Below is a listing; write it out exactly and drop any images from it.

● **SUPPLIED DATA**:
============================================================

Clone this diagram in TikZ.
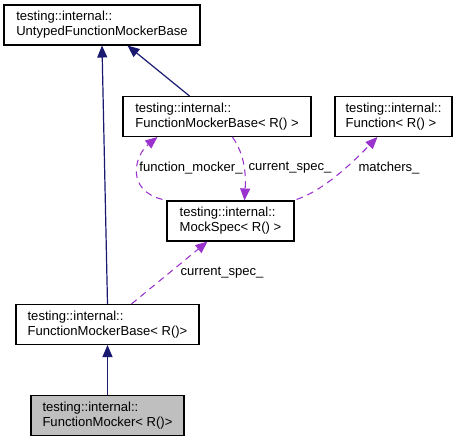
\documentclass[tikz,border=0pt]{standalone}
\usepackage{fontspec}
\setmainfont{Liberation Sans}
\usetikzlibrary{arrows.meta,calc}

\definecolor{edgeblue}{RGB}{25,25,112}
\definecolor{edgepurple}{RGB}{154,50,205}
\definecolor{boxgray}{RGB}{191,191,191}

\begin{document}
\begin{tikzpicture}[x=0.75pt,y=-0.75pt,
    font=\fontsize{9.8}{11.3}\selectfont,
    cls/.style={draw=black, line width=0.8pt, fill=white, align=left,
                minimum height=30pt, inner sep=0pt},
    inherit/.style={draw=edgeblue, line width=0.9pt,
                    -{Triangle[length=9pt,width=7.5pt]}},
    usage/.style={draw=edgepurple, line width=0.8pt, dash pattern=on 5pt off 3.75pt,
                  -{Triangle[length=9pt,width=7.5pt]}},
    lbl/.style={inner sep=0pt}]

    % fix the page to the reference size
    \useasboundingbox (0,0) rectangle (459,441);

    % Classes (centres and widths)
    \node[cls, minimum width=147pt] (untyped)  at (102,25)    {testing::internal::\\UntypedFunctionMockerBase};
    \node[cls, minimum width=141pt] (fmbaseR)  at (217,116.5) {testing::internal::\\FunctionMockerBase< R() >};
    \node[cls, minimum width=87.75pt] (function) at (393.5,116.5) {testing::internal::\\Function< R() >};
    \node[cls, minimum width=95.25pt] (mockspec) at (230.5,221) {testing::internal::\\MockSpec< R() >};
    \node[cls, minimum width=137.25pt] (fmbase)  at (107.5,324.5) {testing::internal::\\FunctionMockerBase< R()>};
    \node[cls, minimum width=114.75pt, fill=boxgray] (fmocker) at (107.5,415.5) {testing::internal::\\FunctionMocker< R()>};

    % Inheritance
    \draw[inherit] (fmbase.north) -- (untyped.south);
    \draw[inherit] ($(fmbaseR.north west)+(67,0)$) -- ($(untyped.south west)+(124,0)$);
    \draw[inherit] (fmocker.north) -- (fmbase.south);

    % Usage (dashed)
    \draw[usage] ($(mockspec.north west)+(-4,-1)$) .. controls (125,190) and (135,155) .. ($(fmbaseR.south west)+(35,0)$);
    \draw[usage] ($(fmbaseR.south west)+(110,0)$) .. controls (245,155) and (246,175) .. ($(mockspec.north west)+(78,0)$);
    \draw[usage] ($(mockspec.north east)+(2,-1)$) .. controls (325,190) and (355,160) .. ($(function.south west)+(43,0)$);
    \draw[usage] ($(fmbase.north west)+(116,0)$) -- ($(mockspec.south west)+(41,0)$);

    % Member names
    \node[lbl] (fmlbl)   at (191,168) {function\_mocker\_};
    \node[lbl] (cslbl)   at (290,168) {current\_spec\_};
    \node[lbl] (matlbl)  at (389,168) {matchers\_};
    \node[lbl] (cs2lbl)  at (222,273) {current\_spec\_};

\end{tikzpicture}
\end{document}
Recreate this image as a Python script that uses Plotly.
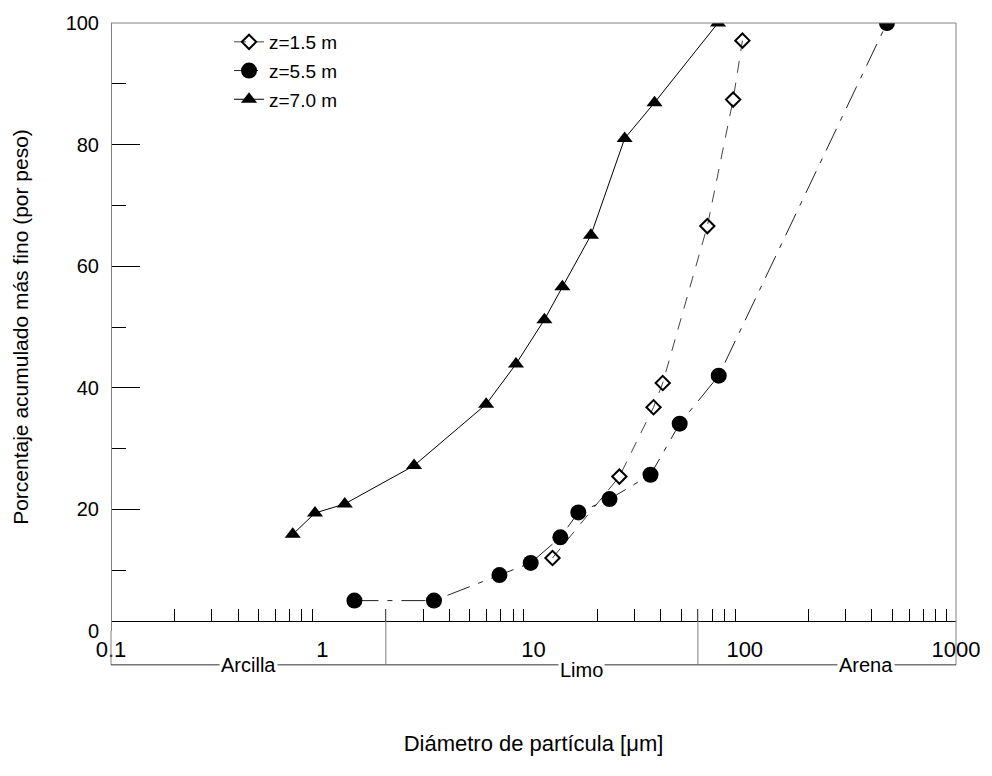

============================================================

● **EXERCISE ANSWER**:
Clone this diagram in TikZ.
\documentclass[tikz,border=0pt]{standalone}
\usepackage{fontspec}
\setmainfont{Liberation Sans}
\usetikzlibrary{arrows.meta,calc}

\definecolor{edgeblue}{RGB}{25,25,112}
\definecolor{edgepurple}{RGB}{154,50,205}
\definecolor{boxgray}{RGB}{191,191,191}

\begin{document}
\begin{tikzpicture}[x=0.75pt,y=-0.75pt,
    font=\fontsize{9.8}{11.3}\selectfont,
    cls/.style={draw=black, line width=0.8pt, fill=white, align=left,
                minimum height=30pt, inner sep=0pt},
    inherit/.style={draw=edgeblue, line width=0.9pt,
                    -{Triangle[length=9pt,width=7.5pt]}},
    usage/.style={draw=edgepurple, line width=0.8pt, dash pattern=on 5pt off 3.75pt,
                  -{Triangle[length=9pt,width=7.5pt]}},
    lbl/.style={inner sep=0pt}]

    % fix the page to the reference size
    \useasboundingbox (0,0) rectangle (459,441);

    % Classes (centres and widths)
    \node[cls, minimum width=147pt] (untyped)  at (102,25)    {testing::internal::\\UntypedFunctionMockerBase};
    \node[cls, minimum width=141pt] (fmbaseR)  at (217,116.5) {testing::internal::\\FunctionMockerBase< R() >};
    \node[cls, minimum width=87.75pt] (function) at (393.5,116.5) {testing::internal::\\Function< R() >};
    \node[cls, minimum width=95.25pt] (mockspec) at (230.5,221) {testing::internal::\\MockSpec< R() >};
    \node[cls, minimum width=137.25pt] (fmbase)  at (107.5,324.5) {testing::internal::\\FunctionMockerBase< R()>};
    \node[cls, minimum width=114.75pt, fill=boxgray] (fmocker) at (107.5,415.5) {testing::internal::\\FunctionMocker< R()>};

    % Inheritance
    \draw[inherit] (fmbase.north) -- (untyped.south);
    \draw[inherit] ($(fmbaseR.north west)+(67,0)$) -- ($(untyped.south west)+(124,0)$);
    \draw[inherit] (fmocker.north) -- (fmbase.south);

    % Usage (dashed)
    \draw[usage] ($(mockspec.north west)+(-4,-1)$) .. controls (125,190) and (135,155) .. ($(fmbaseR.south west)+(35,0)$);
    \draw[usage] ($(fmbaseR.south west)+(110,0)$) .. controls (245,155) and (246,175) .. ($(mockspec.north west)+(78,0)$);
    \draw[usage] ($(mockspec.north east)+(2,-1)$) .. controls (325,190) and (355,160) .. ($(function.south west)+(43,0)$);
    \draw[usage] ($(fmbase.north west)+(116,0)$) -- ($(mockspec.south west)+(41,0)$);

    % Member names
    \node[lbl] (fmlbl)   at (191,168) {function\_mocker\_};
    \node[lbl] (cslbl)   at (290,168) {current\_spec\_};
    \node[lbl] (matlbl)  at (389,168) {matchers\_};
    \node[lbl] (cs2lbl)  at (222,273) {current\_spec\_};

\end{tikzpicture}
\end{document}
Recreate this image as a Python script that uses Plotly.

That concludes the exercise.